Démago, Bruce ? Trop empathique peut-être, on sent une envie de causer de l'Amérique profonde, au-delà de ses lectures de Steinbeck. Même si c'est maladroit, ou naïf. "The working, the working, the working life" chante-t-il d'un ton si résigné sur la morose "Factory", un de ses morceaux les plus simples et touchants. Ce Bruce devenu ce Boss a roulé la sienne, et en a visiblement une dans le falzar quand il s'entend brailler de sa voix éraillée ses textes, et rugir son fidèle groupe. Mais il a surtout l'humeur au social et au spleen, et il le gueule parce que ça lui vient comme ça... comme ça lui viendra plus tard de chanter doucement, en fait. Nebraska et bien plus tard Tom Joad, ouais : ils auraient bien suffi ici pas vrai, pour archiver ce que Springsteen a de meilleur, par le versant de l'intime et du dépouillé ?... C'est du moins ce que je me suis dit, longtemps. Alors pourquoi vous causer de cet album qui roule des mécaniques, qui sonne à l'opposé avec ces accents blaireaux, son crooning au pathos bourrin, sa rutilance piano hard rock sur ses poèmes sur/pour la classe ouvrière ?
Parce qu'il y a "Guts" dans les premiers couplets de la première chanson, et "Darkness" dans le titre ? Un peu court, jeune homme... Plutôt parce que sous ces rugissements de rockeur crâneur, un peu loubard un peu intello, sous le lustre d'un E Street Band dévoué corps et âme, Darkness on the Edge of Town est un album foncièrement triste. Étincelant, et pourtant profondément gris. Oui, ces chansons sont taillées pour être bramées à l'unisson en concert de stade, pour brandir le Zippo. Mais elles sont imprégnées de mal-être, et de beauté esquintée. Évoquent des rages sourdes qui explosent en pleine nuit, comme des objets fracassés faute de mieux, des dents et des poings serrés, une marche nerveuse vers nulle part pour arrêter de gamberger au mal. Elle peint à gros gestes francs des images simples, celles de ces destins dits brisés. De ces rêves crevés, dilués dans une immensité. Renvoie à des rues qui voient errer des vies, puis se vident (ô crépusculaire "Racing in the Street"). Laissées aux fantômes.
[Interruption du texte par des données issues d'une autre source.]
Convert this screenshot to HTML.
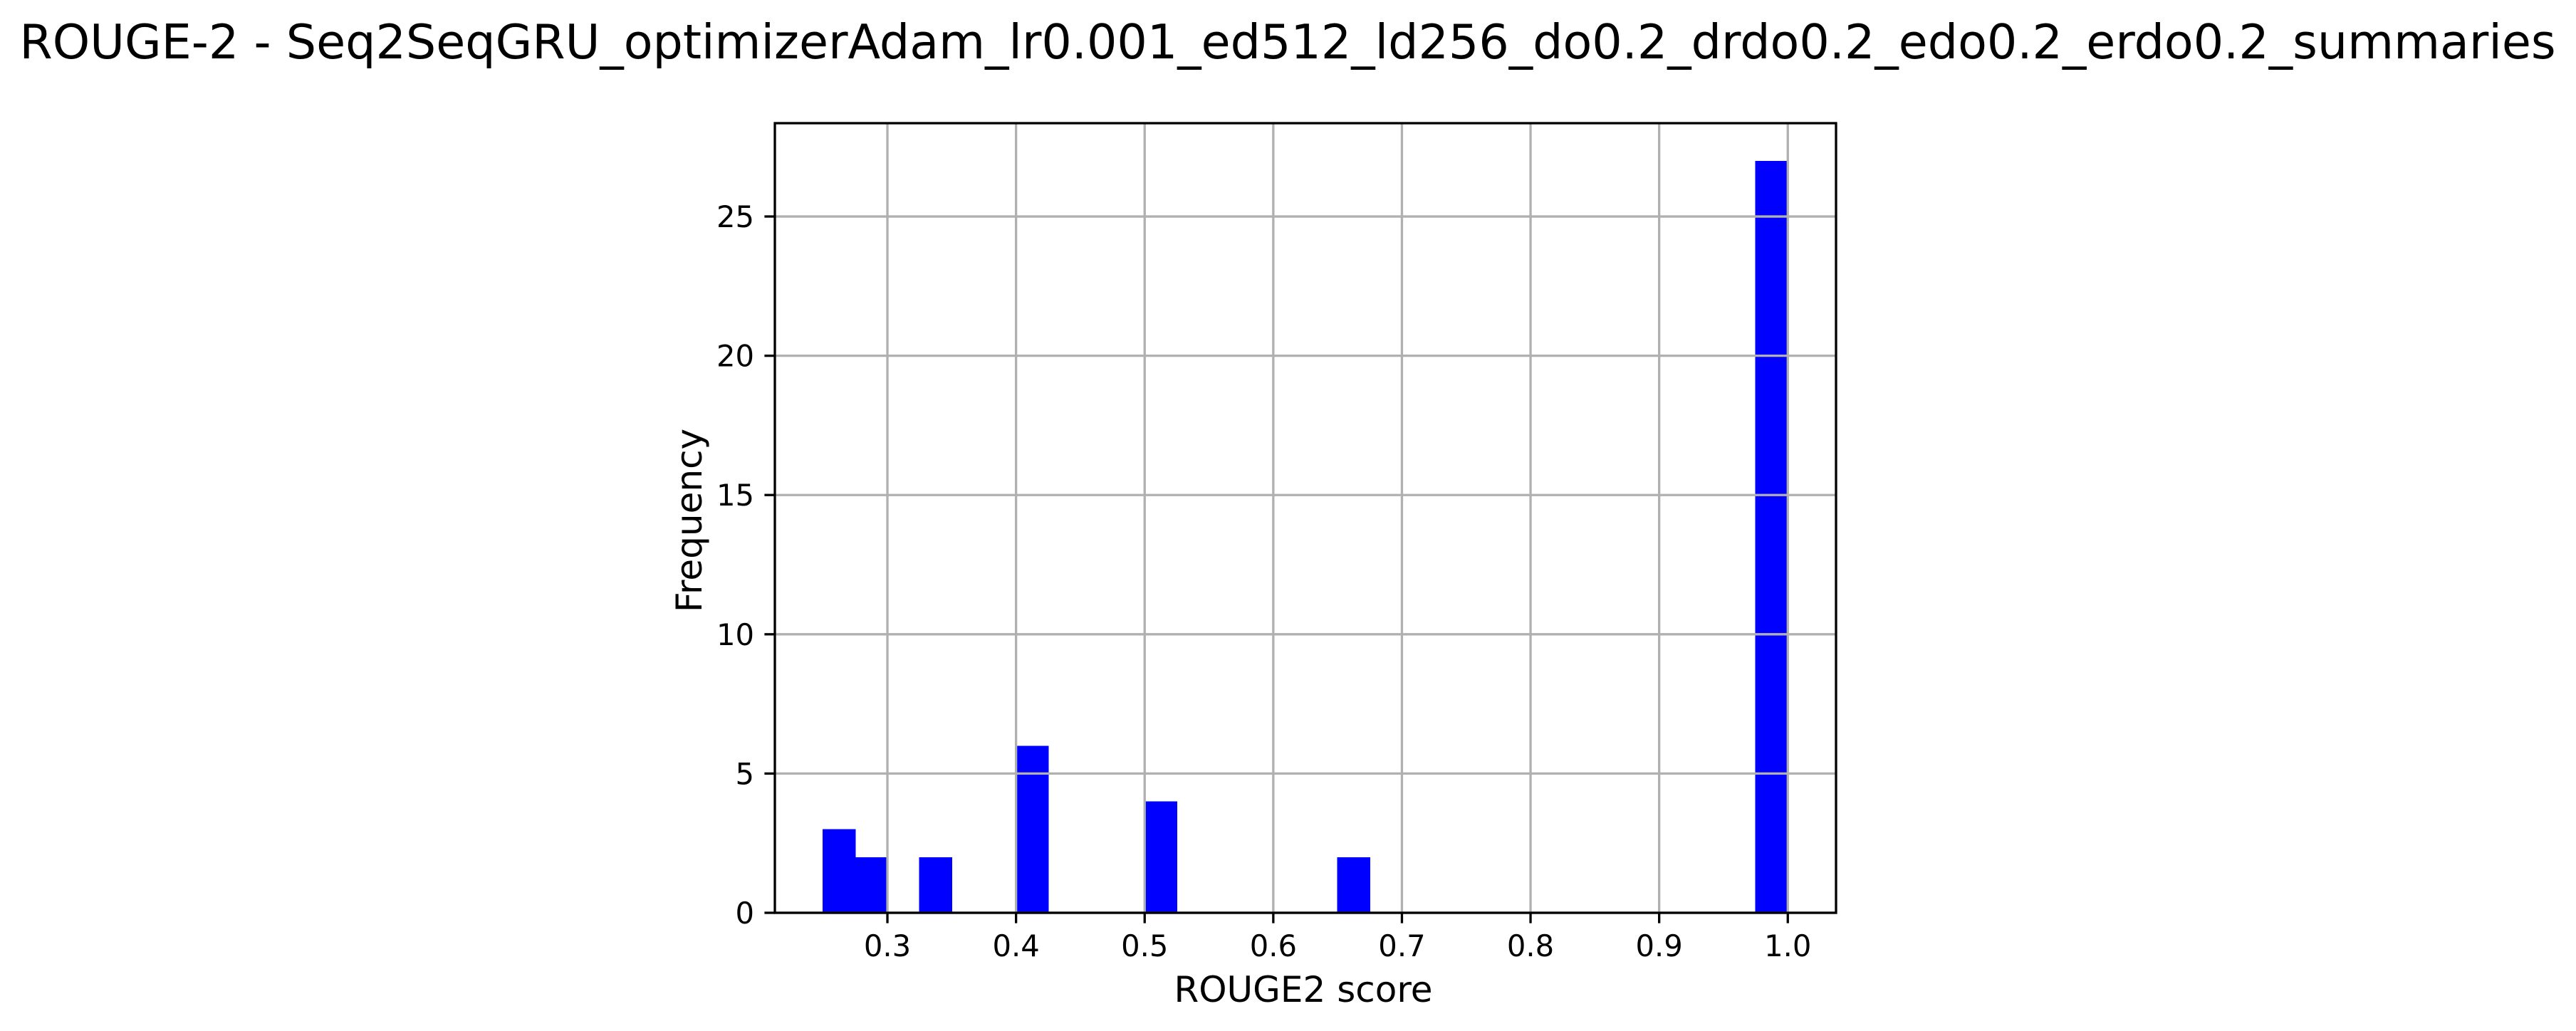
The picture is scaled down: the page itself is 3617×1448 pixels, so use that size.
<!DOCTYPE html>
<html><head><meta charset="utf-8"><style>html,body{margin:0;padding:0;background:#fff}svg{display:block}</style></head>
<body>
<svg id="chart" width="3617" height="1448" viewBox="0 0 3617 1448" xmlns="http://www.w3.org/2000/svg" font-family="DejaVu Sans, Liberation Sans, sans-serif">
<rect x="0" y="0" width="3617" height="1448" fill="#fff"/>
<text x="1808" y="82" text-anchor="middle" font-size="66.7" fill="#000">ROUGE-2 - Seq2SeqGRU_optimizerAdam_lr0.001_ed512_ld256_do0.2_drdo0.2_edo0.2_erdo0.2_summaries</text>
<g id="bars"></g>
<g id="grid"></g>
<g id="axes"></g>
<text x="1830" y="1407" text-anchor="middle" font-size="50" fill="#000">ROUGE2 score</text>
<text x="0" y="0" transform="translate(985,731) rotate(-90)" text-anchor="middle" font-size="50" fill="#000">Frequency</text>
</svg>
<script>
const binStart = 0.25;
const binWidth = 0.025;
const counts = [3,2,0,2,0,0,6,0,0,0,4,0,0,0,0,0,2,0,0,0,0,0,0,0,0,0,0,0,0,27];
const xTicks = [0.3,0.4,0.5,0.6,0.7,0.8,0.9,1.0];
const xTickLabels = ["0.3","0.4","0.5","0.6","0.7","0.8","0.9","1.0"];
const yTicks = [0,5,10,15,20,25];
const yTickLabels = ["0","5","10","15","20","25"];

const NS = "http://www.w3.org/2000/svg";
const L = 1088, R = 2578, T = 173, B = 1282;
const xmin = 0.2125, xmax = 1.0375, ymax = 28.35;
const xs = v => L + (v - xmin) / (xmax - xmin) * (R - L);
const ys = v => B - v / ymax * (B - T);
function mk(tag, attrs, parent) {
  const e = document.createElementNS(NS, tag);
  for (const k in attrs) e.setAttribute(k, attrs[k]);
  parent.appendChild(e);
  return e;
}
const gb = document.getElementById('bars');
counts.forEach((c, i) => {
  if (c <= 0) return;
  const x0 = xs(binStart + i * binWidth), x1 = xs(binStart + (i + 1) * binWidth);
  const r = mk('rect', {x: x0 - 0.5, y: ys(c), width: x1 - x0 + 1, height: ys(0) - ys(c), fill: '#0000ff', 'shape-rendering': 'crispEdges'}, gb);
  
  
});
const gg = document.getElementById('grid');
const ga = document.getElementById('axes');
xTicks.forEach((v, i) => {
  const x = xs(v);
  const g = mk('line', {x1: x, x2: x, y1: T, y2: B, stroke: '#b0b0b0', 'stroke-width': 3.3}, gg);
  
  
  const t = mk('line', {x1: x, x2: x, y1: B, y2: B + 14.6, stroke: '#000', 'stroke-width': 3.3}, ga);
  
  
  const tx = mk('text', {x: x, y: 1343, 'text-anchor': 'middle', 'font-size': 41.7, fill: '#000'}, ga);
  tx.textContent = xTickLabels[i];
  
  
});
yTicks.forEach((v, i) => {
  const y = ys(v);
  const g = mk('line', {x1: L, x2: R, y1: y, y2: y, stroke: '#b0b0b0', 'stroke-width': 3.3}, gg);
  
  
  const t = mk('line', {x1: L - 14.6, x2: L, y1: y, y2: y, stroke: '#000', 'stroke-width': 3.3}, ga);
  
  
  const tx = mk('text', {x: L - 29, y: y + 15, 'text-anchor': 'end', 'font-size': 41.7, fill: '#000'}, ga);
  tx.textContent = yTickLabels[i];
  
  
});
const frame = mk('rect', {x: L, y: T, width: R - L, height: B - T, fill: 'none', stroke: '#000', 'stroke-width': 3.3}, ga);


</script>
</body></html>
Ce Springsteen sent le café, la clope et la couille. Sa voix est congestionnée et ses zicos sont au taquet, tel Clarence Clemons et son saxo turgescent qui soumet les guitares. Mais ce Bruce est celui qui raconte la douleur banale de vivre quand on est personne ou presque en ce monde, qu'on le sait, et qu'on crèvera ainsi. Un sentiment auquel bien sûr des millions d'oreilles s'identifieront, et puis le pognon coulera plus à flots, et des suiveurs improbables viendront aussi, tel un certain Capdevielle, rejeton hexagonal de cette zique. Mais la force de cet album n'en existe pas moins, ses allures de croûte ne diminuent pas son spleen intense. Moins cajoleur et céleste que son prédécesseur Born to Run, moins gracieux, mais plus puissant et tendu, plus dur, malgré ses accents over-the-top, plus brut en fait (Springsteen a comme pléthore pris pleine face la déferlante punk, et s'en inspire mais sans jamais la mimer) - en somme plus frontal, comme sa pochette, Darkness on the Edge of Town délivre une musique pleine d'énergie pour dire des choses pas jouasses. Que l'aspect enjoué voire triomphant de la passionnée "Badlands" qui l'introduit ne trompe pas, donc : cet album est plein d'amertume, exprime la laideur du monde à sa façon, burnée et sensible. Il carbure aux évocations de vies broyées, flamboie pour cracher une angoisse, chiquée dans les milieux de semaine, les banlieues dérivant dans le grand vide.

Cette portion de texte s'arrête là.